IL COINVOLGIMENTO EMOTIVO – Ciò che è certo è che per la prima volta i ragazzi inizieranno a sentirsi ascoltati: scopriremo così che c’è chi soffre perché si sente differente dagli altri, chi si sente a disagio per il proprio fisico, chi non vuole mangiare al tavolo con la madre del compagno per rispetto della donna, chi (cinese) sente di non essere in grado di farsi capire, nascondendosi nel mondo dei videogiochi, chi si veste da emo per non omologarsi al resto della classe. Uno degli alunni più problematici, Souleymane, mostrerà un totale disinteresse per le attività scolari ma il professore sarà abile a valorizzarne la passione per la fotografia, permettendogli di acquisire maggiore fiducia in sé. Sarà proprio questo studente, però, il protagonista di una delle scene centrali del film. 

PROCESSO ALLE INTENZIONI – Souleymane diventa, suo malgrado, il fulcro della vicenda più emblematica del film: durante un consiglio di classe il professore di lettere, nel tentativo di dissimulare le mancanze del ragazzo, dirà ai colleghi che non si può pretendere molto da lui in quanto limitato. Quando le rappresentanti di classe riporteranno l’accaduto allo studente questi si chiuderà in un silenzio esplicativo, in quanto ferito e deluso dalle parole dello stesso educatore che aveva mostrato un’apertura verso di lui. Furioso per l’atteggiamento divisivo delle ragazze, l’insegnante di lettere le redarguirà invece durante il consiglio di classe per il loro «atteggiamento da sgallettate» suscitando l’ira di Souleymane che, in un crescendo di rabbia, sbatterà i libri per terra strattonando il professore e dando la cartella in faccia a una compagna di classe (ferendola) per poi uscire, senza permesso, dall’aula. Il conseguente consiglio disciplinare, che il professore cercherà inutilmente di evitare per paura di un’espulsione e di un suo eventuale rimpatrio dimostrerà, insieme al dialogo che il professore avrà fuori dalla classe con gli studenti, come anche le migliori intenzioni, all’interno di un edificio scolastico, possano essere disinnescate dalla dicotomia Noi/Loro.  
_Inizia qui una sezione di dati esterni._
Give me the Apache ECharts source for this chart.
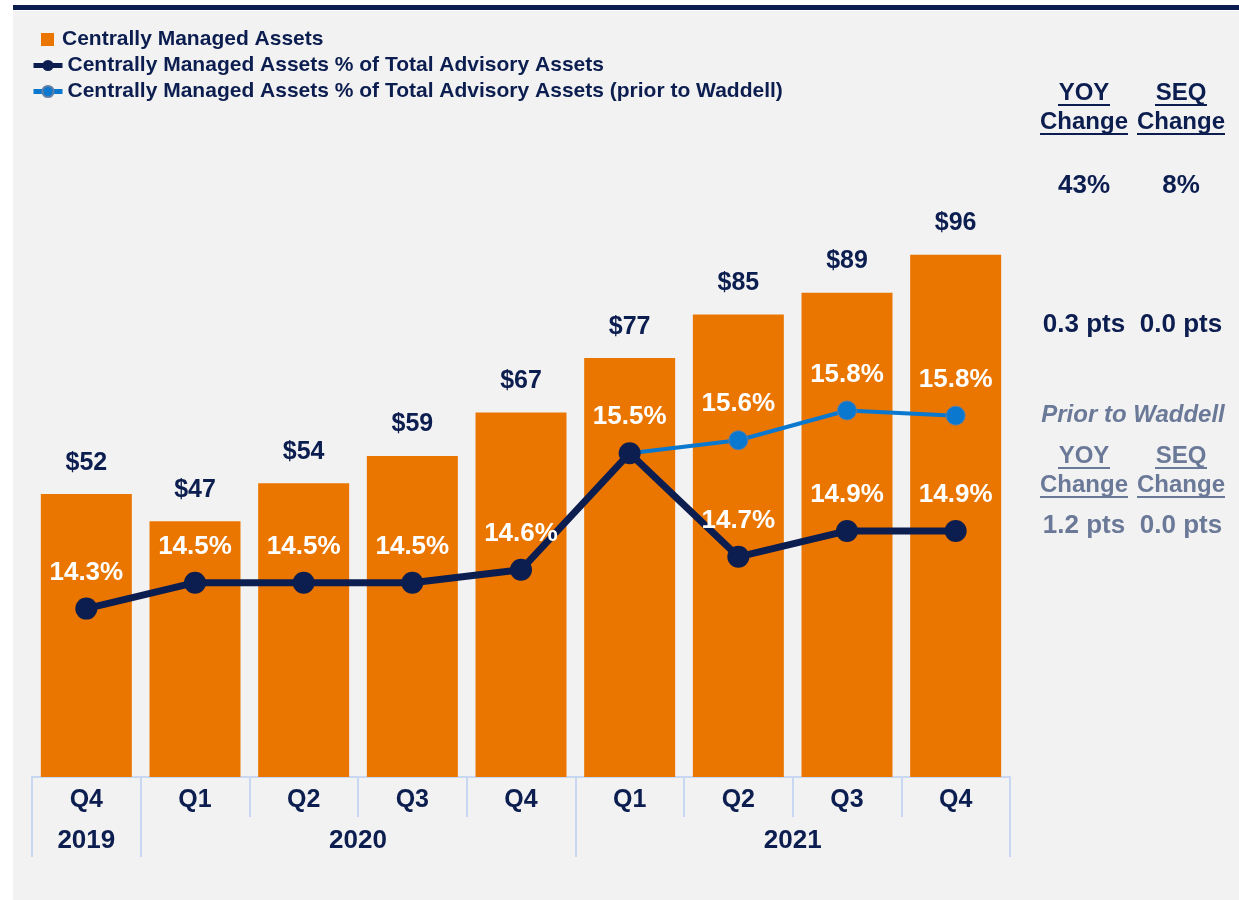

RIFLESSIONI FINALI – non ci sono sentenze categoriche in questo film, che punta più a osservare che a giudicare. Emblematica è in tal senso la scena finale: l’ultimo giorno di scuola alunni e professori giocano una partita di calcio mentre la telecamera indugia sui banchi vuoti della classe. Usando un gergo sportivo, sembrano essere per la prima volta una vera squadra, anche se posti l’uno contro l’altro. Forse è proprio questo spirito (presente nel professore di lettere) la fiamma che può permettere agli studenti di raggiungere il successo formativo: ricordare che si è tutti dalla stessa parte. Solo in questo modo sarà possibile sfuggire ai pregiudizi e mettere sullo stesso piano una studentessa che abbia letto La Repubblica di Platone e un’altra che confessi di non aver compreso nulla durante l’intero anno scolastico.